>> start Dataset records
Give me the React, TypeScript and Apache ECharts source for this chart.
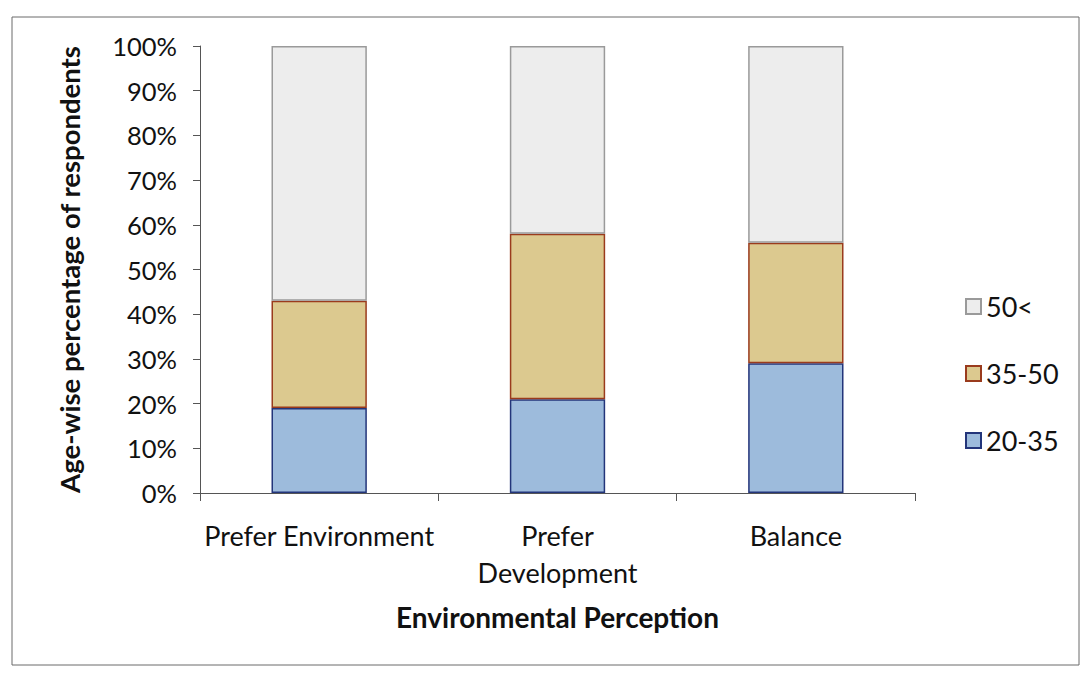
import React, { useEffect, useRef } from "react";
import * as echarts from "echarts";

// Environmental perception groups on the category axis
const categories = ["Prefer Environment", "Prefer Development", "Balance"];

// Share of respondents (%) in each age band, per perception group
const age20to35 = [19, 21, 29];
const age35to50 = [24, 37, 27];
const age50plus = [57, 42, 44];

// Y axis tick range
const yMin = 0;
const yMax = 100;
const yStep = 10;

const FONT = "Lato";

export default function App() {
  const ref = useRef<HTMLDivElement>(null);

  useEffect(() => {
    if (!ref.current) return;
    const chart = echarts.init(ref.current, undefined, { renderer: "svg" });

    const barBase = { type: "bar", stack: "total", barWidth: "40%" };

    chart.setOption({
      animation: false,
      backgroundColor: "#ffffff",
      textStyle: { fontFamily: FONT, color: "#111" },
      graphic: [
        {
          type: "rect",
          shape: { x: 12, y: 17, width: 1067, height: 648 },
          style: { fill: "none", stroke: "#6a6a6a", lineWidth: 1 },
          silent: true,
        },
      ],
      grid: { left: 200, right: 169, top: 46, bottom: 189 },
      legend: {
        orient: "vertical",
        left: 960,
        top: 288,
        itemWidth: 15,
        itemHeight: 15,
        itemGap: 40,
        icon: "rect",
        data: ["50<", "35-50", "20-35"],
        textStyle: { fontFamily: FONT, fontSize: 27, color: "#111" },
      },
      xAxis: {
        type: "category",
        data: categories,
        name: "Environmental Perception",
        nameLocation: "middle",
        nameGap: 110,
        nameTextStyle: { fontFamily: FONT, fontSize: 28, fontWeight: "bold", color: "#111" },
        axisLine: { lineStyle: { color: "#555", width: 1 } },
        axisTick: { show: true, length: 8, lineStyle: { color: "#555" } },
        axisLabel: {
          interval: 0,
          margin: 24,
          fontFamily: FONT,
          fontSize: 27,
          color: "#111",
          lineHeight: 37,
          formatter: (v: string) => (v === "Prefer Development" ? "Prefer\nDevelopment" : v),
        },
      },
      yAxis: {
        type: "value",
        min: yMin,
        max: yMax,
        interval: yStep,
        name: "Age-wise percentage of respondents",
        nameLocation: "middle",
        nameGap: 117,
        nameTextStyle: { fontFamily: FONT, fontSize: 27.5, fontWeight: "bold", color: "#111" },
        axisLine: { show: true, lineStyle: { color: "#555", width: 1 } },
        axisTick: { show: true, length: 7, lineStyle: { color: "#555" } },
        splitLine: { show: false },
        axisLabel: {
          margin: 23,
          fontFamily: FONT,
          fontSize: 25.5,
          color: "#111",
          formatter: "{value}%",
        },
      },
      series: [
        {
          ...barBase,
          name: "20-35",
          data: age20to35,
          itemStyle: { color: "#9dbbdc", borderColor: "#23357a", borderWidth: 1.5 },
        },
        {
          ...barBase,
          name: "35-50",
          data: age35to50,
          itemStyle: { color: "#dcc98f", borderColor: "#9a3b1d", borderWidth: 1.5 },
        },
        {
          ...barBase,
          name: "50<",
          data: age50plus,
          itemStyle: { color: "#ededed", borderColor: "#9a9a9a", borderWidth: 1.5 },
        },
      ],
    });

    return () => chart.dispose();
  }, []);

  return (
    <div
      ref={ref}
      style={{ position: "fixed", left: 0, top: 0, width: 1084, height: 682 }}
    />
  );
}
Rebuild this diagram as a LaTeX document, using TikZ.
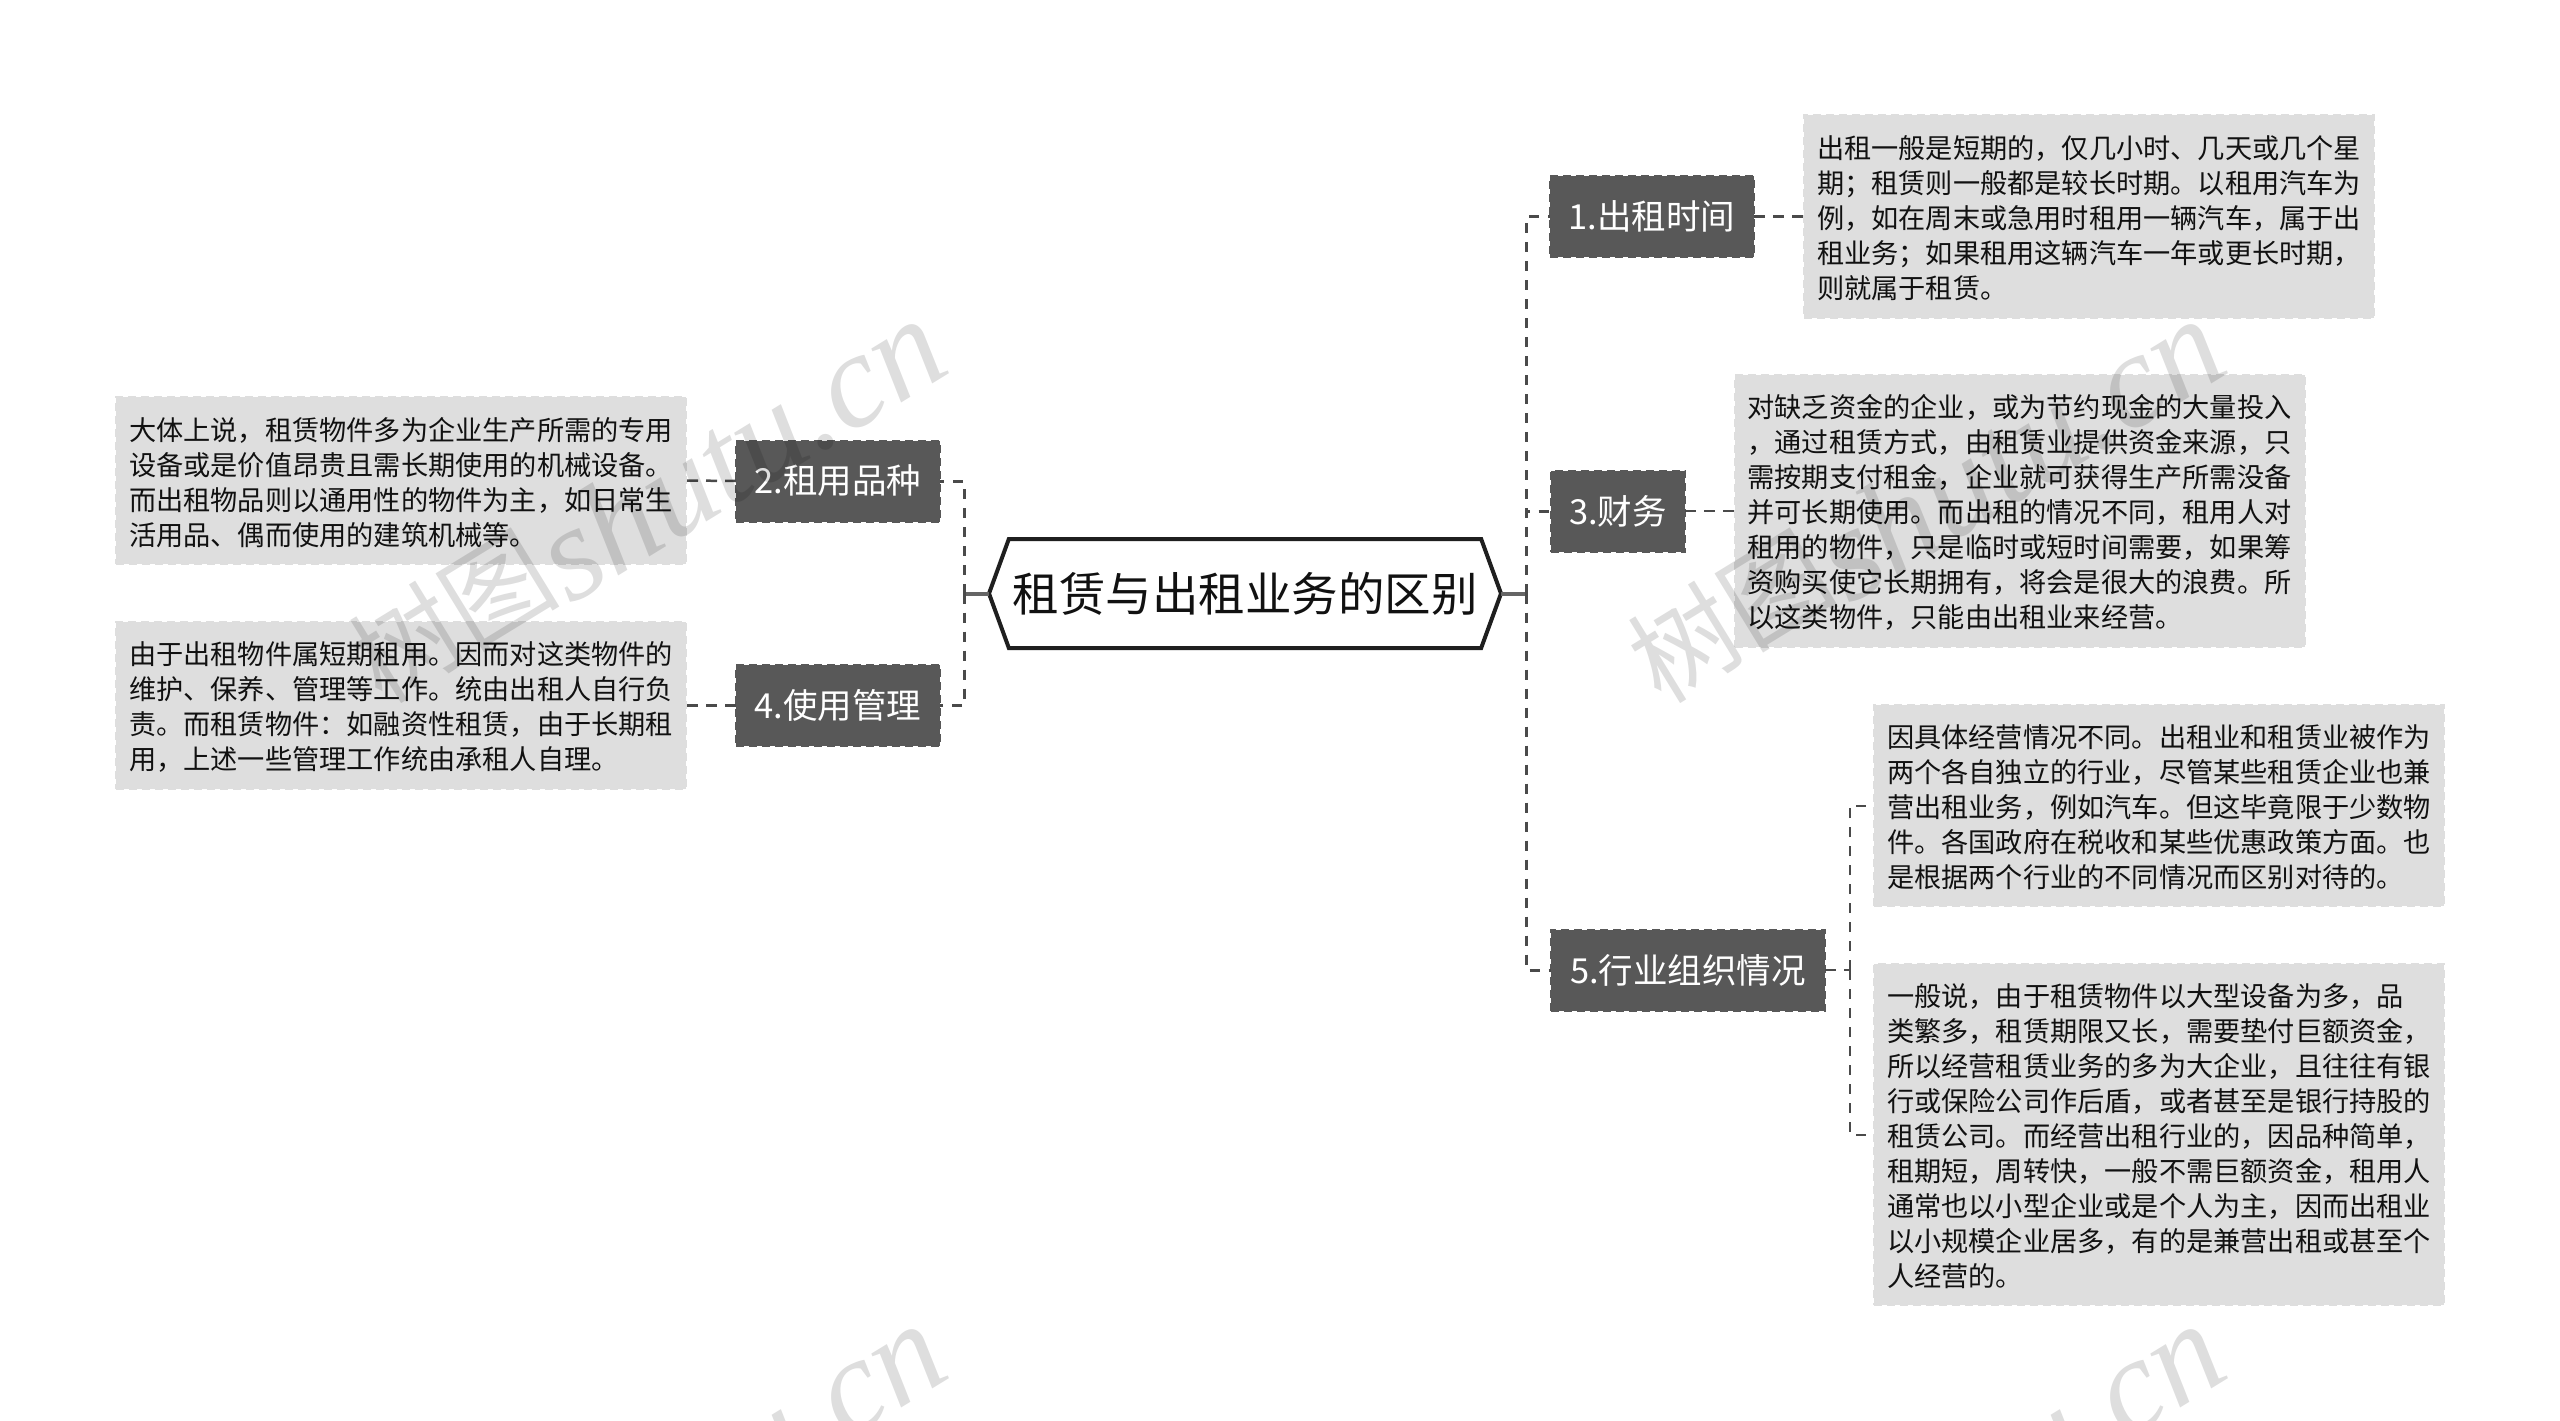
>> end Dataset records
● **What you are asked to do**: Output the data above without changes, apart from leaving out the pictures.

● **Answer to the exercise**:
Give me the React, TypeScript and Apache ECharts source for this chart.
import React, { useEffect, useRef } from "react";
import * as echarts from "echarts";

// Environmental perception groups on the category axis
const categories = ["Prefer Environment", "Prefer Development", "Balance"];

// Share of respondents (%) in each age band, per perception group
const age20to35 = [19, 21, 29];
const age35to50 = [24, 37, 27];
const age50plus = [57, 42, 44];

// Y axis tick range
const yMin = 0;
const yMax = 100;
const yStep = 10;

const FONT = "Lato";

export default function App() {
  const ref = useRef<HTMLDivElement>(null);

  useEffect(() => {
    if (!ref.current) return;
    const chart = echarts.init(ref.current, undefined, { renderer: "svg" });

    const barBase = { type: "bar", stack: "total", barWidth: "40%" };

    chart.setOption({
      animation: false,
      backgroundColor: "#ffffff",
      textStyle: { fontFamily: FONT, color: "#111" },
      graphic: [
        {
          type: "rect",
          shape: { x: 12, y: 17, width: 1067, height: 648 },
          style: { fill: "none", stroke: "#6a6a6a", lineWidth: 1 },
          silent: true,
        },
      ],
      grid: { left: 200, right: 169, top: 46, bottom: 189 },
      legend: {
        orient: "vertical",
        left: 960,
        top: 288,
        itemWidth: 15,
        itemHeight: 15,
        itemGap: 40,
        icon: "rect",
        data: ["50<", "35-50", "20-35"],
        textStyle: { fontFamily: FONT, fontSize: 27, color: "#111" },
      },
      xAxis: {
        type: "category",
        data: categories,
        name: "Environmental Perception",
        nameLocation: "middle",
        nameGap: 110,
        nameTextStyle: { fontFamily: FONT, fontSize: 28, fontWeight: "bold", color: "#111" },
        axisLine: { lineStyle: { color: "#555", width: 1 } },
        axisTick: { show: true, length: 8, lineStyle: { color: "#555" } },
        axisLabel: {
          interval: 0,
          margin: 24,
          fontFamily: FONT,
          fontSize: 27,
          color: "#111",
          lineHeight: 37,
          formatter: (v: string) => (v === "Prefer Development" ? "Prefer\nDevelopment" : v),
        },
      },
      yAxis: {
        type: "value",
        min: yMin,
        max: yMax,
        interval: yStep,
        name: "Age-wise percentage of respondents",
        nameLocation: "middle",
        nameGap: 117,
        nameTextStyle: { fontFamily: FONT, fontSize: 27.5, fontWeight: "bold", color: "#111" },
        axisLine: { show: true, lineStyle: { color: "#555", width: 1 } },
        axisTick: { show: true, length: 7, lineStyle: { color: "#555" } },
        splitLine: { show: false },
        axisLabel: {
          margin: 23,
          fontFamily: FONT,
          fontSize: 25.5,
          color: "#111",
          formatter: "{value}%",
        },
      },
      series: [
        {
          ...barBase,
          name: "20-35",
          data: age20to35,
          itemStyle: { color: "#9dbbdc", borderColor: "#23357a", borderWidth: 1.5 },
        },
        {
          ...barBase,
          name: "35-50",
          data: age35to50,
          itemStyle: { color: "#dcc98f", borderColor: "#9a3b1d", borderWidth: 1.5 },
        },
        {
          ...barBase,
          name: "50<",
          data: age50plus,
          itemStyle: { color: "#ededed", borderColor: "#9a9a9a", borderWidth: 1.5 },
        },
      ],
    });

    return () => chart.dispose();
  }, []);

  return (
    <div
      ref={ref}
      style={{ position: "fixed", left: 0, top: 0, width: 1084, height: 682 }}
    />
  );
}
Rebuild this diagram as a LaTeX document, using TikZ.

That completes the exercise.